You can get a diagnosis from a mental health professional such as a psychiatrist or GP. If you’re curious if your condition is covered by the NDIS, check out our recent blog post for more information (spoiler: there’s more to it than a list of diagnoses, because the NDIS is focused on each individual and the impact their disability has on their daily functioning).



Waiting periods

Once you’ve submitted your request, it can take a while to hear back from the NDIS with a decision on your application. 


Our advice? Don’t get discouraged. It’s a process which means we can just focus on one step at a time. Focus on what you can do to support yourself during this waiting period. Remember that you’ve done all you can in this initial phase.


If you’re concerned or have a question about your application, you can contact the NDIS to request an update.



Functional impacts of disability 

When you’re applying and filling out the required forms, it’s good to focus on the functional impacts of your mental health condition. If your mental health condition has given rise to a disability, how does having this disability affect your day-to-day life? What does it prevent you from doing without support? How does it make certain things harder?


Be clear and specific about these examples. While we follow a strengths-based approach at One Good* Day and don’t like to focus too much on limitations, it is important to understand and brace for the reality that the NDIS needs to assess the things that are challenging to do without appropriate support in place.  By understanding the impacts of psychosocial disability, the NDIS can provide accurate responses and support.



Challenging times 

Mental health is episodic – at times you might feel great, while at others you might need a significant amount of support to keep moving forward. Make sure that you outline these challenging times in your application. 


As much as we don’t want you to focus on the bad times, it’s important to outline exactly how your mental health impacts your life. If you can, try to be objective about this even though it is not always a nice experience. Take a step back and record them in your application knowing it will support you in the long run. This is another area in which chatting things through can provide some support to get through the process. 



Next steps: Access Request Form or Verbal Access Request



Now you’ve got a better handle on how to access the NDIS, it’s time for the next steps: completing the forms. You can find the Access Request Form on the NDIS website under Applying > How to apply. You can also obtain a form via email to the NDIS or collect a hard copy at your Local Area Coordinator Office. 

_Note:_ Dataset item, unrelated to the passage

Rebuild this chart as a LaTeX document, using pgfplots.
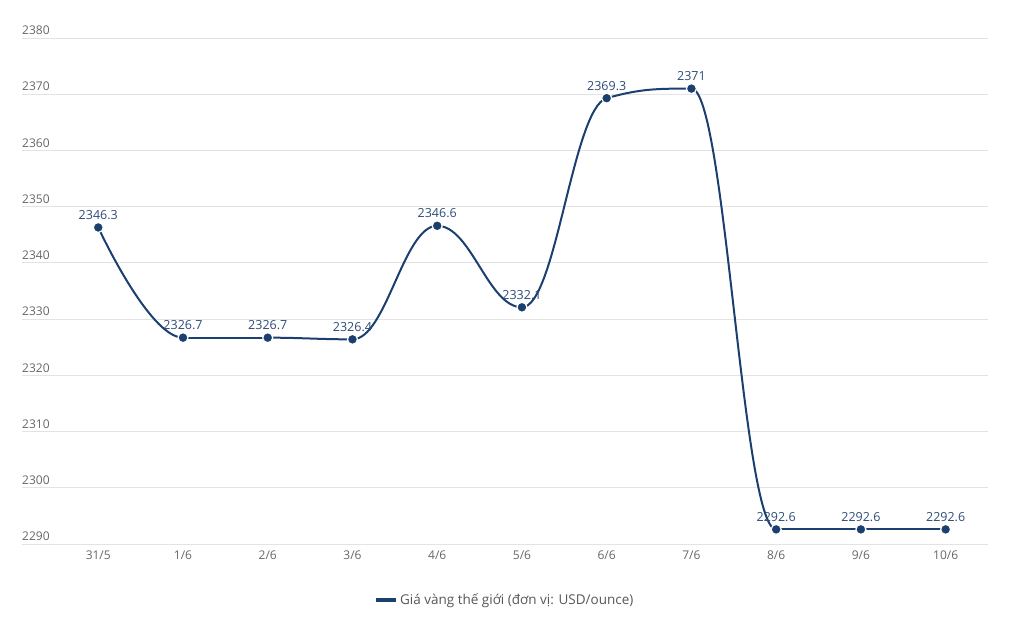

If you require Verbal Access Request, you can phone the NDIS directly on 1800 800 110. An NDIS team member will guide you through this verbal request, asking for the same information as the written form. 


Interested in getting more support with your NDIS application? There are some great resources on the NDIS website to assist you. 



We offer NDIS pre-access chats 



Our Psychosocial Recovery Coaches can also support you in your pre-access preparations. If you think you might be eligible for NDIS Recovery Coaching and other support services, get in touch with our friendly team.


There’s a lot to consider when it comes to your NDIS application. Remember that this is just one element in what should be an exciting next stage of your life. You are taking the first step towards getting the support you deserve in your mental health journey. You’ve come this far – why stop now?